Posted by: Jennifer L. Schenker on May 21
IP.Access, a startup in Cambridge, England, added yet another prestigious investor on May 21: U.S. chipmaker Qualcomm. The company makes femtocells, in-home wireless access points that solve the problem of unreliable household mobile coverage. Femtocells look like a typical modem or router and operate as a low-power base station in the home, boosting indoor 3G coverage while connecting to wired broadband services such as cable or DSL. The technology holds enough potential that a phalanx of tech companies are dedicating serious resources to femtocell development.
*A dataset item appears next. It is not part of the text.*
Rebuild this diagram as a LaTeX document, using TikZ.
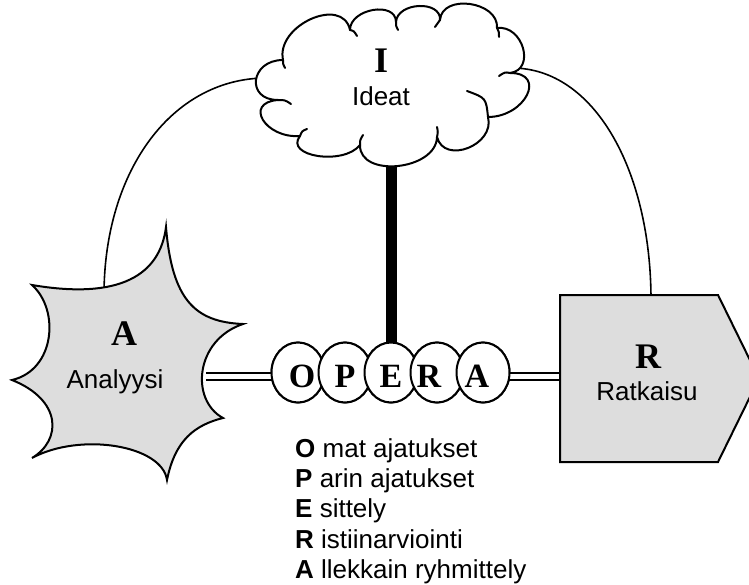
\documentclass[tikz,border=0pt]{standalone}
\usepackage{fontspec}
\setmainfont{Liberation Serif}
\setsansfont{Liberation Sans}
\usetikzlibrary{shapes.geometric,calc}
\definecolor{shapegray}{HTML}{DDDDDD}
\tikzset{
  outline/.style={draw=black, line width=2pt, line join=miter, fill=shapegray},
  cloudline/.style={draw=black, line width=2pt, line cap=round},
  linkarc/.style={draw=black, line width=1.6pt},
  thickbar/.style={draw=black, line width=11pt},
  twinline/.style={draw=black, line width=1.8pt, double=white, double distance=5.2pt},
  ballstyle/.style={ellipse, draw=black, line width=2pt, fill=white,
    minimum width=53pt, minimum height=60pt, inner sep=0pt},
  bigletter/.style={font=\fontsize{36}{40}\selectfont\bfseries, anchor=base, inner sep=0pt},
  ballletter/.style={font=\fontsize{34}{38}\selectfont\bfseries, anchor=base, inner sep=0pt},
  caption/.style={font=\sffamily\fontsize{26}{30}\selectfont, anchor=base, inner sep=0pt},
  listline/.style={font=\sffamily\fontsize{26}{30}\selectfont, anchor=base west, inner sep=0pt}
}
% one puff of the cloud: from #1 through the apex #2 to #3
\newcommand{\puff}[3]{.. controls ($0.3333*(#1)+1.3333*(#2)-0.6667*(#3)$)
  and ($0.3333*(#3)+1.3333*(#2)-0.6667*(#1)$) .. (#3)}
\begin{document}
\begin{tikzpicture}[x=1pt,y=-1pt]
\clip (0,0) rectangle (749,585);

% anchor points of the shapes drawn by hand
\coordinate (cloudL) at (270,78);
\coordinate (cloudR) at (512,68);
\coordinate (cloudIn) at (393,120);
\coordinate (starTop) at (104,295);
\coordinate (starRight) at (206,376.3);
\coordinate (boxTop) at (651,300);
\coordinate (boxLeft) at (566,376.3);

% the five OPERA balls (placed first so connectors can refer to them)
\path
  node[ballstyle] (bO) at (298,372.5) {}
  node[ballstyle] (bP) at (345,372.5) {}
  node[ballstyle] (bE) at (391,372.5) {}
  node[ballstyle] (bR) at (437,372.5) {}
  node[ballstyle] (bA) at (483,372.5) {};

% connectors, drawn below the shapes
\draw[linkarc] (cloudL) .. controls (173,76) and (104,170) .. (starTop);
\draw[linkarc] (cloudR) .. controls (594,68) and (651,170) .. (boxTop);
\draw[thickbar] (bE.center |- cloudIn) -- ([yshift=-4pt]bE.north);
\draw[twinline] (starRight) -- ([xshift=6pt]bO.west |- starRight);
\draw[twinline] ([xshift=-6pt]bA.east |- boxLeft) -- (boxLeft);

% Analyysi: star burst
\draw[outline] (32,285)
  .. controls (120,300) and (160,275) .. (166,227)
  .. controls (172,300) and (195,322) .. (243,324)
  .. controls (195,340) and (190,400) .. (223,418)
  .. controls (195,425) and (175,440) .. (167,480)
  .. controls (162,445) and (80,432) .. (32,458)
  .. controls (62,440) and (62,400) .. (12,380)
  .. controls (55,370) and (60,310) .. cycle;

% Ratkaisu: pointed box
\draw[outline] (560,295) -- (718,295) -- (759,378.5) -- (718,462) -- (560,462) -- cycle;

% Ideat: cloud made of puffs
\draw[cloudline, fill=white, line join=round] (300,136)
  \puff{300,136}{263,120}{278,100}
  \puff{278,100}{256,80}{283,60}
  \puff{283,60}{311,19}{350,30}
  \puff{350,30}{373,10}{396,22}
  \puff{396,22}{419,6}{440,20}
  \puff{440,20}{470,4}{497,28}
  \puff{497,28}{523,48}{510,73}
  \puff{510,73}{527,95}{488,117}
  \puff{488,117}{468,148}{437,137}
  \puff{437,137}{398,166}{360,145}
  \puff{360,145}{318,156}{300,136} -- cycle;
% small inner curls where puffs meet
\draw[cloudline] (278,100) .. controls (285,100) .. (291,104);
\draw[cloudline] (300,136) .. controls (302,131) .. (307,129);
\draw[cloudline] (360,145) .. controls (360,140) .. (363,135);
\draw[cloudline] (437,137) .. controls (438,132) .. (437,127);
\draw[cloudline] (467,91) .. controls (486,98) .. (488,117);
\draw[cloudline] (510,73) .. controls (505,72) .. (499,76);
\draw[cloudline] (497,28) .. controls (499,32) .. (499,37);
\draw[cloudline] (440,20) .. controls (438,24) .. (435,27);
\draw[cloudline] (396,22) .. controls (396,26) .. (398,30);
\draw[cloudline] (350,30) .. controls (354,31) .. (357,36);
\draw[cloudline] (283,60) .. controls (283,64) .. (285,68);

% redraw balls on top, in order, so each overlaps the previous one
\foreach \b in {bO,bP,bE,bR,bA}
  \path (\b) node[ballstyle] {};

% texts
\node[bigletter] (tI) at (381,73) {I};
\node[caption] (tIdeat) at (381,106) {Ideat};
\node[bigletter] (tA) at (124,345) {A};
\node[caption] (tAnal) at (115,388) {Analyysi};
\node[bigletter] (tR) at (648,368) {R};
\node[caption] (tRatk) at (647,400) {Ratkaisu};

\node[ballletter] (lO) at (302,387) {O};
\node[ballletter] (lP) at (345,387) {P};
\node[ballletter] (lE) at (391,387) {E};
\node[ballletter] (lR) at (429,387) {R};
\node[ballletter] (lA) at (477,387) {A};

\node[listline] (k1) at (295,457.0) {\textbf{O} mat ajatukset};
\node[listline] (k2) at (295,487.4) {\textbf{P} arin ajatukset};
\node[listline] (k3) at (295,517.8) {\textbf{E} sittely};
\node[listline] (k4) at (295,548.2) {\textbf{R} istiinarviointi};
\node[listline] (k5) at (295,578.6) {\textbf{A} llekkain ryhmittely};
\end{tikzpicture}
\end{document}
Investors in IP.access already include network gear-maker Cisco Systems, Intel Capital, and Motorola Ventures. In July, search giant Google joined a group of investors that parked $20 million in Britain-based femtocell startup Ubiquisys, which is currently trialing femtocells with British carrier O2. Femtocells enable mobile operators to strike back against the threat to their business from fixed-line competitors who are offering voice-over-WiFi calls at home via dual-mode handsets.
Privately-funded European start-ups like IP.access and Ubiquisys are competing against Nokia Siemens Networks and Alcatel-Lucent to grab their share of a market that research firm ABI Research estimates will be worth at least $2 billion by 2011. It seems Europe is well placed to extend its dominance in the mobile networking gear space to this burgeoning new opportunity.